Accountability is secured through, I think— or at least sending the message of accountability is secured through a number of different tools. And I know it's a good laugh line, this— and I laugh, Philip— you know, the fact that the secretary-general is looking for names for this commission. But I actually do think this commission means something. I think having a commission of inquiry that will go in and start to lay the sort of multilateral foundation for criminal— potential future criminal prosecution for crimes against humanity, war crimes, maybe even genocide in Sudan is a message that's going to go right to the heart of this regime if we were to have the strength to push forward on a targeted sanctions regime, the asset freezes, and the travel bans on five people; I mean, just pick five guys and start it rolling, start the ball rolling.
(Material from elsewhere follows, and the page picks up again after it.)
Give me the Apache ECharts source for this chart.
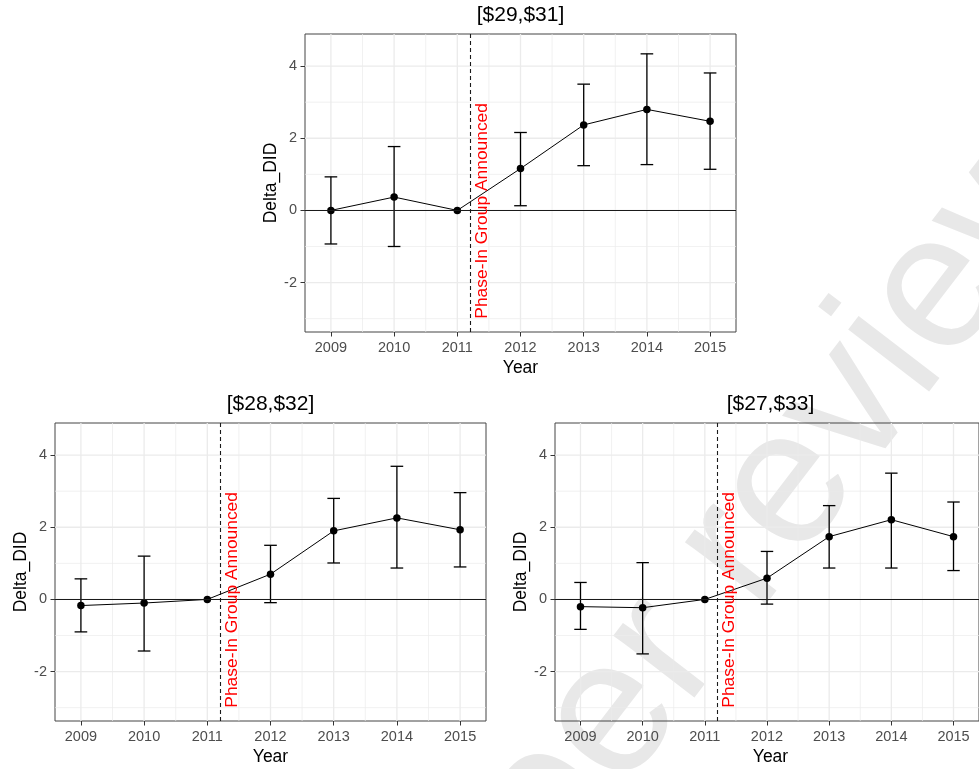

Put an arms embargo on the government. You know, even if you don't enforce it, just do it. Start to make a little bit of a cost to the regime.
These guys will change. They did it in the '90s in response to the international multilateral pressure on international terrorism. They changed. They renounced their ties. They pulled everybody out largely. They have a track record of responding to specific, focused pressure, and we're not doing it.
GOUREVITCH: There are a lot more questions, and unfortunately it's 2:00 sharp, so I'm afraid we're not going to get to them. And I think that is an excellent spot to end. I regret not being able to get to more of you. Thank you very, very much and thank you both. [Applause.]